What you have to do: Without the pictures, print the lines running from the beginning of the material to the line containing "var designPoints = [[1, 1], [3, 1], [1, 5], [3, 5]];", both ends included.

>> Begin Data excerpt

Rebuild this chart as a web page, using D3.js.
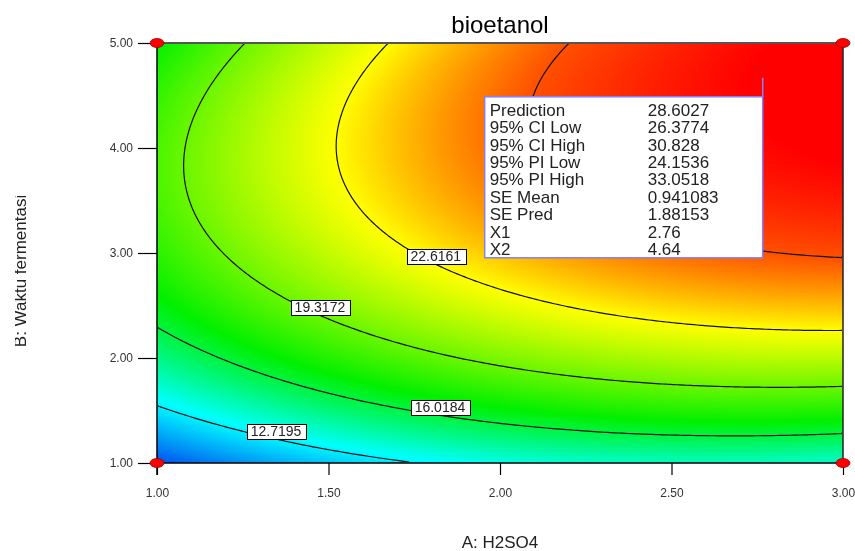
<!DOCTYPE html>
<html>
<head>
<meta charset="utf-8">
<script src="https://cdn.jsdelivr.net/npm/d3@7"></script>
<style>
body { margin: 0; background: #fff; }
#wrap { position: relative; width: 855px; height: 551px; }
#wrap canvas, #wrap svg { position: absolute; left: 0; top: 0; }
</style>
</head>
<body>
<div id="wrap"></div>
<script>
var w = 855, h = 551;
var x0 = 157, x1 = 843, y0 = 43, y1 = 463;

// quadratic response surface, coded units x = A - 2, y = (B - 3) / 2
// terms: 1, x, y, xy, x^2, y^2 (fitted to the contour lines of the picture)
var surfaceCoef = [23.7437, 4.0792, 5.7162, 1.9616, -1.7362, -4.6925];
var levels = [12.7195, 16.0184, 19.3172, 22.6161, 25.9149];
var labelA = [1.347, 1.825, 1.475, 1.813];

var xTicks = [1, 1.5, 2, 2.5, 3];
var yTicks = [1, 2, 3, 4, 5];
var designPoints = [[1, 1], [3, 1], [1, 5], [3, 5]];

var boxNames = ["Prediction", "95% CI Low", "95% CI High", "95% PI Low", "95% PI High", "SE Mean", "SE Pred", "X1", "X2"];
var boxValues = ["28.6027", "26.3774", "30.828", "24.1536", "33.0518", "0.941083", "1.88153", "2.76", "4.64"];
var flagPoint = [2.76, 4.64];

var colorVals = [9.5, 13, 17, 22.6, 25.9, 28.5];
var colorHex = ["#0050f0", "#00ffff", "#00f000", "#ffff00", "#ff5000", "#ff0000"];

function surface(a, b) {
  var c = surfaceCoef, x = a - 2, y = (b - 3) / 2;
  return c[0] + c[1] * x + c[2] * y + c[3] * x * y + c[4] * x * x + c[5] * y * y;
}

var xScale = d3.scaleLinear().domain([1, 3]).range([x0, x1]);
var yScale = d3.scaleLinear().domain([1, 5]).range([y1, y0]);
var color = d3.scaleLinear().domain(colorVals).range(colorHex).clamp(true);

// filled gradient on a canvas
var canvas = d3.select("#wrap").append("canvas").attr("width", w).attr("height", h);
var ctx = canvas.node().getContext("2d");
var pw = x1 - x0, ph = y1 - y0;
var img = ctx.createImageData(pw, ph);
for (var j = 0; j < ph; j++) {
  for (var i = 0; i < pw; i++) {
    var c = d3.rgb(color(surface(xScale.invert(x0 + i + 0.5), yScale.invert(y0 + j + 0.5))));
    var k = (j * pw + i) * 4;
    img.data[k] = c.r; img.data[k + 1] = c.g; img.data[k + 2] = c.b; img.data[k + 3] = 255;
  }
}
ctx.putImageData(img, x0, y0);

var svg = d3.select("#wrap").append("svg").attr("width", w).attr("height", h)
  .style("font-family", "Arial, 'Liberation Sans', sans-serif");

var defs = svg.append("defs");
defs.append("clipPath").attr("id", "inner").append("rect")
  .attr("x", x0 + 1).attr("y", y0 + 1).attr("width", pw - 2).attr("height", ph - 2);
defs.append("clipPath").attr("id", "ytitle").append("rect")
  .attr("x", 15).attr("y", 0).attr("width", 60).attr("height", h);

// contour lines
var nx = 200, ny = 200, grid = new Array(nx * ny);
for (var gj = 0; gj < ny; gj++) {
  for (var gi = 0; gi < nx; gi++) {
    grid[gj * nx + gi] = surface(1 + 2 * (gi + 0.5) / nx, 5 - 4 * (gj + 0.5) / ny);
  }
}
var gx = d3.scaleLinear().domain([0, nx]).range([x0, x1]);
var gy = d3.scaleLinear().domain([0, ny]).range([y0, y1]);
var path = d3.geoPath(d3.geoTransform({
  point: function(px, py) { this.stream.point(gx(px), gy(py)); }
}));
svg.append("g").attr("clip-path", "url(#inner)")
  .selectAll("path")
  .data(d3.contours().size([nx, ny]).thresholds(levels)(grid))
  .enter().append("path")
  .attr("d", path)
  .attr("fill", "none")
  .attr("stroke", "#111")
  .attr("stroke-width", 1.2);

// contour labels, sitting just above the line
function solveB(a, level) {
  var c = surfaceCoef;
  var yv = -(c[2] + c[3] * (a - 2)) / (2 * c[5]);
  var lo = 1, hi = Math.min(5, 3 + 2 * yv);
  for (var it = 0; it < 50; it++) {
    var mid = (lo + hi) / 2;
    if (surface(a, mid) < level) lo = mid; else hi = mid;
  }
  return (lo + hi) / 2;
}
var lab = svg.append("g");
labelA.forEach(function(a, i) {
  var cx = xScale(a), cy = yScale(solveB(a, levels[i])) - 8;
  var g = lab.append("g");
  var r = g.append("rect").attr("fill", "#fff").attr("stroke", "#000").attr("stroke-width", 1);
  var t = g.append("text").attr("x", cx).attr("y", cy + 5).attr("text-anchor", "middle")
    .attr("font-size", "14px").attr("fill", "#222").text(levels[i].toFixed(4));
  var tw = t.node().getComputedTextLength();
  r.attr("x", Math.round(cx - tw / 2 - 4) + 0.5).attr("y", Math.round(cy - 7.5) + 0.5)
    .attr("width", Math.round(tw + 8)).attr("height", 15);
});

// frame
svg.append("line").attr("x1", x0).attr("x2", x1).attr("y1", y0).attr("y2", y0)
  .attr("stroke", "#555").attr("stroke-width", 2);
svg.append("line").attr("x1", x1).attr("x2", x1).attr("y1", y0).attr("y2", y1)
  .attr("stroke", "#222").attr("stroke-width", 1.5);
svg.append("line").attr("x1", x0).attr("x2", x1).attr("y1", y1).attr("y2", y1)
  .attr("stroke", "#000").attr("stroke-width", 1.5);
svg.append("line").attr("x1", x0).attr("x2", x0).attr("y1", y0).attr("y2", y1 + 12)
  .attr("stroke", "#000").attr("stroke-width", 1.5);

// axes
var yAxis = d3.axisLeft(yScale).tickValues(yTicks).tickFormat(d3.format(".2f"))
  .tickSize(19).tickSizeOuter(0).tickPadding(5);
var gyA = svg.append("g").attr("transform", "translate(" + x0 + ",0)").call(yAxis);
var xAxis = d3.axisBottom(xScale).tickValues(xTicks).tickFormat(d3.format(".2f"))
  .tickSize(12).tickSizeOuter(0).tickPadding(13);
var gxA = svg.append("g").attr("transform", "translate(0," + y1 + ")").call(xAxis);
[gyA, gxA].forEach(function(g) {
  g.select(".domain").remove();
  g.selectAll("line").attr("stroke", "#000").attr("stroke-width", 1.2);
  g.selectAll("text").attr("font-size", "12px").attr("fill", "#333")
    .style("font-family", "Arial, 'Liberation Sans', sans-serif");
});

// design points
svg.append("g").selectAll("ellipse")
  .data(designPoints)
  .enter().append("ellipse")
  .attr("cx", function(d) { return xScale(d[0]); })
  .attr("cy", function(d) { return yScale(d[1]); })
  .attr("rx", 7).attr("ry", 4.5)
  .attr("fill", "#ff0000").attr("stroke", "#900").attr("stroke-width", 0.8);

// prediction flag
var fx = xScale(flagPoint[0]) + 2, fy = yScale(flagPoint[1]);
var boxW = 278, boxH = 161, boxTop = fy + 16;
svg.append("line").attr("x1", fx).attr("x2", fx).attr("y1", fy - 3).attr("y2", boxTop)
  .attr("stroke", "#8080ff").attr("stroke-width", 1.5);
svg.append("rect").attr("x", fx - boxW).attr("y", boxTop).attr("width", boxW).attr("height", boxH)
  .attr("fill", "#fff").attr("stroke", "#8080ff").attr("stroke-width", 1.5);
var bt = svg.append("g").attr("font-size", "17px").attr("fill", "#222");
boxNames.forEach(function(n, i) {
  var by = boxTop + 19 + i * 17.4;
  bt.append("text").attr("x", fx - boxW + 5).attr("y", by).text(n);
  bt.append("text").attr("x", fx - boxW + 163).attr("y", by).text(boxValues[i]);
});

// titles
svg.append("text").attr("x", 500).attr("y", 33).attr("text-anchor", "middle")
  .attr("font-size", "24px").attr("fill", "#000").text("bioetanol");
svg.append("text").attr("x", 500).attr("y", 548).attr("text-anchor", "middle")
  .attr("font-size", "17px").attr("fill", "#222").text("A: H2SO4");
svg.append("g").attr("clip-path", "url(#ytitle)").append("text")
  .attr("transform", "translate(26,271) rotate(-90)").attr("text-anchor", "middle")
  .attr("font-size", "17px").attr("fill", "#222").text("B: Waktu fermentasi");
</script>
</body>
</html>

>> End Data excerpt

Solution for this problem:
Rebuild this chart as a web page, using D3.js.
<!DOCTYPE html>
<html>
<head>
<meta charset="utf-8">
<script src="https://cdn.jsdelivr.net/npm/d3@7"></script>
<style>
body { margin: 0; background: #fff; }
#wrap { position: relative; width: 855px; height: 551px; }
#wrap canvas, #wrap svg { position: absolute; left: 0; top: 0; }
</style>
</head>
<body>
<div id="wrap"></div>
<script>
var w = 855, h = 551;
var x0 = 157, x1 = 843, y0 = 43, y1 = 463;

// quadratic response surface, coded units x = A - 2, y = (B - 3) / 2
// terms: 1, x, y, xy, x^2, y^2 (fitted to the contour lines of the picture)
var surfaceCoef = [23.7437, 4.0792, 5.7162, 1.9616, -1.7362, -4.6925];
var levels = [12.7195, 16.0184, 19.3172, 22.6161, 25.9149];
var labelA = [1.347, 1.825, 1.475, 1.813];

var xTicks = [1, 1.5, 2, 2.5, 3];
var yTicks = [1, 2, 3, 4, 5];
var designPoints = [[1, 1], [3, 1], [1, 5], [3, 5]];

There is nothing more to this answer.